At Stack41 we want the migration process to provide not only traditional security and availability for your internal customers and business partners, but we also want the process to result in application performance improvement and provide wins to all parts of the business.

Today, with performance per core leveling off, and with RAM and network essentially no longer being constrained, what really determines application performance is the I/O per second that the storage infrastructure is able to support. At Stack41 we’ve built our cloud with this very thing in mind.

All of our operations run on solid state disks. These disks can run in excess of 100,000 operations per second, whereas traditional storage can only run several hundred operations per second. So, when an enterprise brings their applications to the Stack41 cloud, not only do they get a significant uplift to their security and availability, but they get a huge uplift in application performance.

Another differentiator of the Stack41 cloud, is that resources are under-subscribed. This means that your applications don’t suffer from performance penalties for other users of the cloud, and your specific application performance is deterministic.

Part of the appeal of adopting a cloud strategy, is that you’re getting rid of the ongoing Capital Expense problems of updating hardware, inelastic right-sizing equipment and Internet bandwidth, in addition to the significant but often overlooked cost of supporting that hardware and Internet in a break/fix scenario. At Stack41, the cost of IT operations becomes an Operating Expense, as we handle keeping all hardware up to date with sufficient bandwidth, putting your application software on state-of-the-art equipment that’s purpose-built for the enterprise, and has very high I/O performance, all in an elastic environment.

What does this mean in the real world of business, where application software is many times more expensive than the hardware needed to run it, but the operationally high friction of running that hardware constrains the efficiency of the software? 

In the Stack41 cloud, they are coming from that Capex-constrained situation where there are artificial limits on the number of internal and external customers they can serve with their business software, to an environment where that exact same software can serve many more times the number of internal and external customers because it is running on much higher I/O, state-of-the-art hardware in a low-friction, fully managed environment, without major upgrade costs.

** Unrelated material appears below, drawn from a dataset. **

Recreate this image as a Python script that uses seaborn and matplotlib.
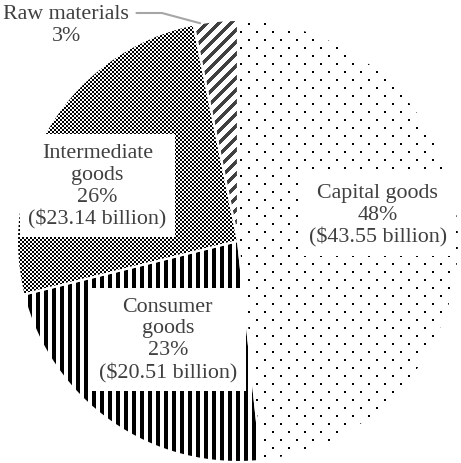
import numpy as np
import matplotlib
matplotlib.use("Agg")
import matplotlib.pyplot as plt
import seaborn as sns

sns.set_theme(style="white")
plt.rcParams["font.family"] = ["Liberation Serif", "DejaVu Serif"]

# Export values by category (billion dollars)
categories = ["Capital goods", "Consumer\ngoods", "Intermediate\ngoods", "Raw materials"]
values = [43.55, 20.51, 23.14, 2.90]
show_amount = [True, True, True, False]

# Label anchor positions in data units (pie radius = 1)
label_xy = [(0.632, 0.118), (-0.318, -0.445), (-0.636, 0.250), (-0.778, 0.980)]

W, H, DPI = 461, 464, 100
CX, CY, R = 238, 242, 221  # pie centre and radius in pixels

fig = plt.figure(figsize=(W / DPI, H / DPI), dpi=DPI)
fig.patch.set_facecolor("white")
ax = fig.add_axes([0, 0, 1, 1])

wedges, _ = ax.pie(values, startangle=90, counterclock=False, radius=1.0,
                   center=(0, 0), colors=["none"] * len(values),
                   wedgeprops=dict(edgecolor="white", linewidth=1.5))
ax.set_xlim(-CX / R, (W - CX) / R)
ax.set_ylim(-(H - CY) / R, CY / R)
ax.set_aspect("auto")
ax.patch.set_visible(False)
ax.axis("off")

# Pixel fill textures, one per wedge
yy, xx = np.mgrid[0:H, 0:W]

def texture(mask, color):
    rgba = np.zeros((H, W, 4))
    c = matplotlib.colors.to_rgb(color)
    rgba[..., :3] = np.array(c)
    rgba[..., 3] = mask.astype(float)
    return rgba

dots = (((xx % 16) < 2) & ((yy % 16) < 2)) | ((((xx + 8) % 16) < 2) & (((yy + 8) % 16) < 2))
vstripes = (xx % 8) >= 4
checker = ((xx // 2 + yy // 2) % 2) == 0
diag = ((xx + yy) % 12) < 5

fills = [texture(dots, "black"), texture(vstripes, "black"),
         texture(checker, "black"), texture(diag, "#404040")]

for w, f in zip(wedges, fills):
    im = fig.figimage(f, xo=0, yo=0, origin="upper", zorder=-1)
    im.set_clip_path(w)

total = sum(values)
text_kw = dict(fontsize=15.8, color="#404040", ha="center", va="center")
for name, v, amt, (x, y) in zip(categories, values, show_amount, label_xy):
    pct = f"{round(100 * v / total):.0f}%"
    if amt:
        label = f"{name}\n{pct}\n(${v:.2f} billion)"
        ax.text(x, y, label, bbox=dict(boxstyle="square,pad=0.4", fc="white", ec="none"),
                zorder=5, **text_kw)
    else:
        w = wedges[categories.index(name)]
        ang = np.deg2rad(w.theta1 + 0.85 * (w.theta2 - w.theta1))
        ax.annotate(f"{name}\n{pct}", xy=(np.cos(ang), np.sin(ang)), xytext=(x, y),
                    zorder=5, annotation_clip=False,
                    arrowprops=dict(arrowstyle="-", color="#a6a6a6", lw=1.5,
                                    shrinkA=3, shrinkB=0, relpos=(1.0, 0.78),
                                    connectionstyle="angle,angleA=0,angleB=-15,rad=0"),
                    **text_kw)

fig.savefig("out.png", dpi=DPI, facecolor="white")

That’s a huge win for any business, simply by adopting a cloud strategy with Stack41.

Glossary:

I/O: Input/Output, which in a compute environment means the effect of sending and receiving data.

Storage: Computer components that are used to record and retain digital data.

Deterministic: Factors that are determined by external causes and follow natural laws (where given a specific input, there is only one action that can result).

Under-subscription: The amount of available resources exceeds the potential demand for those resources.

Elasticity: The ability to seamlessly adapt to the demand of an application.